Black Garden: Armenia and Azerbaijan Through Peace and War
- First edition
- Author: Thomas de Waal
- Language: English
- Subject: First Nagorno-Karabakh War
- Publisher: NYU Press
- Publication date: 2003
- Publication place: United Kingdom
- Media type: Print
- Pages: 360 pages
- ISBN: 0-8147-6032-5

= Black Garden =

2003 book by Thomas de Waal

Black Garden: Armenia and Azerbaijan Through Peace and War is a 2003 book by Thomas de Waal, based on a study of Armenia and Azerbaijan, two former Soviet republics, during the First Nagorno-Karabakh War. It consists of a history of the Nagorno-Karabakh conflict since 1988 combined with interviews conducted on the ground in the aftermath of the war.

The book won the Outstanding Academic Title 2003 award from Choice Reviews.

== Reviews ==
Neal Ascherson in The New York Review of Books described Black Garden as "admirable and rigorous" and Amer Latif in Parameters called it "a lucid, evenhanded analysis of the intricacies of this conflict". Time magazine reviewer Paul Quinn-Judge and Robert Chenciner in International Affairs also gave the book positive reviews.

The book was particularly praised for its balanced approach given the ethno-nationalist nature of the conflict. In African and Asian Studies, Samuel Andoh wrote that "most articles on the conflict tend to partial towards one side or the other, putting the blame on Armenia or Azerbaijan ... Black Garden ... is probably one of the few exceptions."

Writing in Foreign Affairs, Robert Legvold praised de Waal for providing "a deeper and more compelling account of the conflict than anyone before ... one likely to exercise give-no-quarters partisans on both sides."

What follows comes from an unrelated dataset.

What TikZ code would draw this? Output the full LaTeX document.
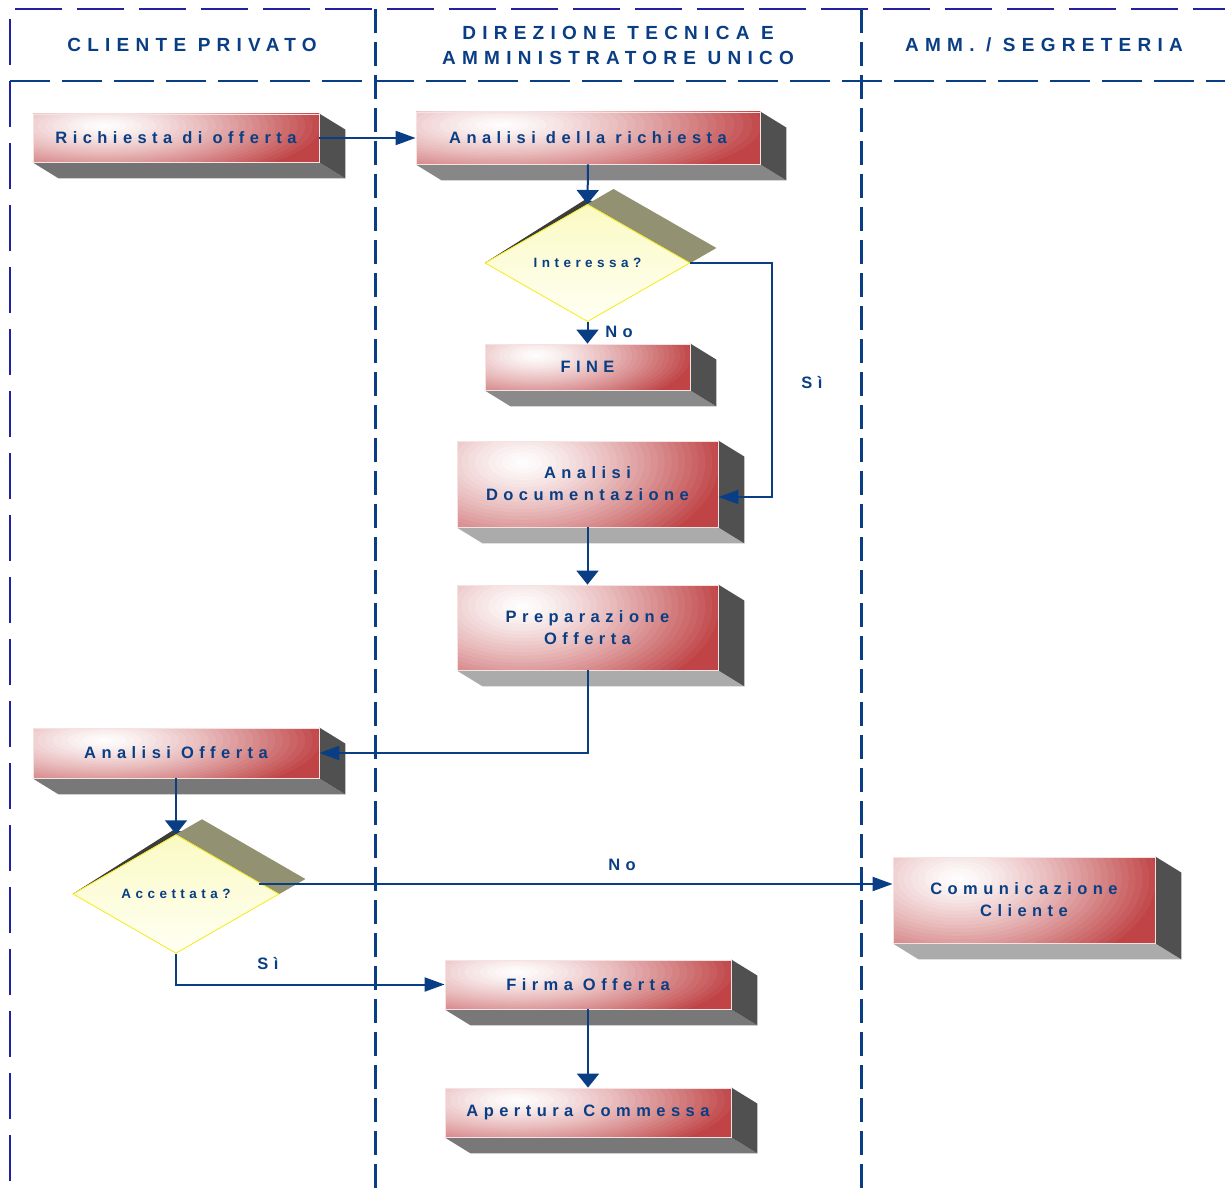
\documentclass[tikz,border=0pt]{standalone}
\usepackage{fontspec}
\newfontfamily\lsfont[LetterSpace=33]{Liberation Sans}
\usetikzlibrary{arrows.meta,calc,shapes.geometric}

% palette
\definecolor{navy}{RGB}{10,62,132}
\definecolor{lanethin}{RGB}{34,34,160}
\definecolor{rd2}{RGB}{192,68,70}
\definecolor{boxedge}{RGB}{246,226,226}
\definecolor{sidegrey}{RGB}{80,80,80}
\definecolor{olive}{RGB}{146,146,114}
\definecolor{diadark}{RGB}{60,60,60}
\definecolor{diayel}{RGB}{245,235,20}
\definecolor{dtop}{RGB}{250,250,196}
\definecolor{dbot}{RGB}{255,255,244}

\pgfdeclarelayer{back}
\pgfsetlayers{back,main}

\tikzset{
  hdr/.style={text=navy, align=center, font=\lsfont\bfseries\fontsize{19}{25}\selectfont},
  % front face: banded glow, white near the upper left, red towards the right
  procbox/.style={rectangle, inner sep=0pt, align=center, text=navy,
    font=\lsfont\bfseries\fontsize{16.5}{22}\selectfont,
    draw=boxedge, line width=0.8pt,
    path picture={
      \pgfpointdiff{\pgfpointanchor{path picture bounding box}{south west}}{\pgfpointanchor{path picture bounding box}{north east}}
      \pgfgetlastxy{\bw}{\bh}
      \coordinate (glow) at ($(path picture bounding box.north west)!0.25!(path picture bounding box.south east)$);
      \fill[rd2] (path picture bounding box.south west) rectangle (path picture bounding box.north east);
      \foreach \i in {0,...,29} {
        \pgfmathsetmacro\rr{1-\i/30}
        \pgfmathsetmacro\pp{100*(1-\rr^1.3)}
        \fill[white!\pp!rd2] (glow) ellipse [x radius={\rr*0.78*\bw}, y radius={\rr*1.25*\bh}];
      }
    }},
  decision/.style={diamond, draw=diayel, line width=0.8pt, top color=dtop, bottom color=dbot,
    inner sep=0pt, text=navy, font=\lsfont\bfseries\fontsize{13.5}{15}\selectfont},
  lbl/.style={text=navy, font=\lsfont\bfseries\fontsize{16.5}{18}\selectfont},
  flow/.style={draw=navy, line width=2pt},
  harr/.style={flow, -{Triangle[length=20pt,width=14pt]}},
  varr/.style={flow, -{Triangle[length=14pt,width=22pt]}},
  lthin/.style={draw=lanethin, line width=1.1pt},
  lthick/.style={draw=navy, line width=2.5pt, dash pattern=on 40pt off 12pt},
  lvert/.style={draw=navy, line width=3pt, dash pattern=on 24pt off 9pt},
}

\begin{document}
\begin{tikzpicture}[x=1pt, y=-1pt]
\useasboundingbox (0,0) rectangle (1225,1190);

% swimlane frame
\begin{pgfonlayer}{back}
  \draw[lthin, dash pattern=on 47pt off 15pt] (15,9) -- (1225,9);
  \draw[lthin, dash pattern=on 46pt off 16pt] (10,19) -- (10,1190);
  \draw[lthick] (10,81) -- (1225,81);
  \draw[lvert] (375,9) -- (375,1190);
  \draw[lvert] (861,9) -- (861,1190);
\end{pgfonlayer}

% lane headings
\node[hdr] (h1) at (192,45) {CLIENTE PRIVATO};
\node[hdr] (h2) at (618,45.5) {DIREZIONE TECNICA E\\AMMINISTRATORE UNICO};
\node[hdr] (h3) at (1044,45) {AMM. / SEGRETERIA};

% process steps
\node[procbox, minimum width=286pt, minimum height=48pt] (ric)   at (176,138)    {Richiesta di offerta};
\node[procbox, minimum width=344pt, minimum height=52pt] (anr)   at (588,138)    {Analisi della richiesta};
\node[procbox, minimum width=205pt, minimum height=46pt] (fine)  at (587.5,367)  {FINE};
\node[procbox, minimum width=261pt, minimum height=86pt] (doc)   at (587.5,484)  {Analisi\\Documentazione};
\node[procbox, minimum width=261pt, minimum height=85pt] (prep)  at (587.5,627.5) {Preparazione\\Offerta};
\node[procbox, minimum width=286pt, minimum height=50pt] (anoff) at (176,753)    {Analisi Offerta};
\node[procbox, minimum width=262pt, minimum height=86pt] (comm)  at (1024,900)   {Comunicazione\\Cliente};
\node[procbox, minimum width=286pt, minimum height=49pt] (firma) at (588,984.5)  {Firma Offerta};
\node[procbox, minimum width=286pt, minimum height=49pt] (apert) at (588,1112.5) {Apertura Commessa};

% decisions
\node[decision, minimum width=205pt, minimum height=99pt] (int) at (587.5,263) {Interessa?};
\node[decision, minimum width=206pt, minimum height=98pt] (acc) at (176,894)   {Accettata?};

% extruded faces behind the steps and decisions
\begin{pgfonlayer}{back}
  \foreach \n/\g in {ric/55, anr/47, fine/46, doc/33, prep/33, anoff/53, comm/33, firma/53, apert/53} {
    \fill[black!\g] (\n.south west) -- (\n.south east) -- ++(26,16) -- ($(\n.south west)+(26,16)$) -- cycle;
    \fill[sidegrey] (\n.north east) -- ++(26,16) -- ($(\n.south east)+(26,16)$) -- (\n.south east) -- cycle;
  }
  \foreach \n in {int, acc} {
    \fill[olive] (\n.north) -- ++(26,-15) -- ($(\n.east)+(26,-15)$) -- (\n.east) -- cycle;
    \fill[diadark] (\n.west) -- ($(\n.north)+(-3,-4)$) -- ($(\n.north)+(5,-3)$) -- (\n.north) -- cycle;
  }
\end{pgfonlayer}

% connector endpoints away from node centres
\coordinate (docin) at ($(doc.east)+(0,13)$);
\coordinate (commin) at ($(comm.west)+(0,-16)$);
\coordinate (accedge) at ($(acc.north)!0.8!(acc.east)$);

% flow
\draw[harr] (ric.east) -- (anr.west);
\draw[varr] (anr.south) -- (int.north);
\draw[varr] (int.south) -- (fine.north);
\draw[harr] (int.east) -- ++(82,0) |- (docin);
\draw[varr] (doc.south) -- (prep.north);
\draw[harr] (prep.south) |- (anoff.east);
\draw[varr] (anoff.south) -- (acc.north);
\draw[harr] (accedge |- commin) -- (commin);
\draw[harr] (acc.south) |- (firma.west);
\draw[varr] (firma.south) -- (apert.north);

% branch labels
\node[lbl] (lno1) at (619,332) {No};
\node[lbl] (lsi1) at (812,383) {Sì};
\node[lbl] (lno2) at (622,865) {No};
\node[lbl] (lsi2) at (268,964) {Sì};
\end{tikzpicture}
\end{document}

Writing in Nationalities Papers, Ruzan Hakobyan praises the book for being "one of the best and most comprehensive works not only on the Karabagh conflict but also on the region as a whole". However, in the same review she also explains that "an informed eye can detect certain drawbacks". Hakobyan lists two drawbacks, the first one being, according to her, the repeated assertion that the start of the conflict was unexpected for both Armenians and Azeris of Karabakh who lived peacefully and in good relations side-by-side, labeling this as "at the very least optimistic" . Within the context of providing an example, Hakobyan states: "For 70 years Armenians in Karabagh have been systematically subjected to a deliberate policy of discrimination and removal from their homeland and have made repeated attempts to rectify the situation". She then proceeds to list the gradual decrease and increase of the Karabakhi Armenia and Azerbaijani population, respectively, during Soviet rule by using Soviet censuses. Another drawback mentioned by Hakobyan: "one cannot help detecting is that in trying to be impartial the author sometimes slips into flatly equalizing the behaviours of the Armenians and the Azeris during the years of the conflict, thus undermining the historical reality. For instance, he [de Waal] repeatedly claims that the Azeri population that left Armenia in the first year of the conflict has undergone the same inhuman treatment from Armenians as the Armenian population in Sumgait and Baku. But he has no data on which to base this assertion. All he manages to produce are the unfounded assertions of the Azeri population itself, while the atrocities that Azeris had performed towards the Armenian population in Sumgait and Baku are thoroughly documented and widely known". She concludes the review by mentioning that Black Garden, even with such drawbacks, remains of high quality and significance.

==Criticism==
A number of Armenian academics and analysts were critical of the book, arguing that it presents a false balance between Armenia and Azerbaijan and contains inaccuracies. Professor Alexander Manasyan of Yerevan State University, in reviewing Black Garden, wrote that de Waal "supports the point of view which is steered by the propaganda machine of Baku" and "carries out [the] Azerbaijani position by distorting the essence of the problem, masterfully going around all the unfavorable to Azerbaijani position facts and events [sic], skillfully offering lie as believable truth".

The book was also criticized by Karen Vrtanesyan, an Armenian expert for the Ararat Center for Strategic Research, as "a banal propaganda but not an objective research on [the] Armenian-Azerbaijani conflict." Vrtanesyan concludes that "Black Garden is not an unbiased work, neither can its author be considered a neutral observer."

Tatul Hakobyan, an independent Armenian analyst and journalist, wrote that de Waal had quoted Serzh Sargsyan out of context in the Black Garden regarding the latter's comments about the Khojaly Massacre.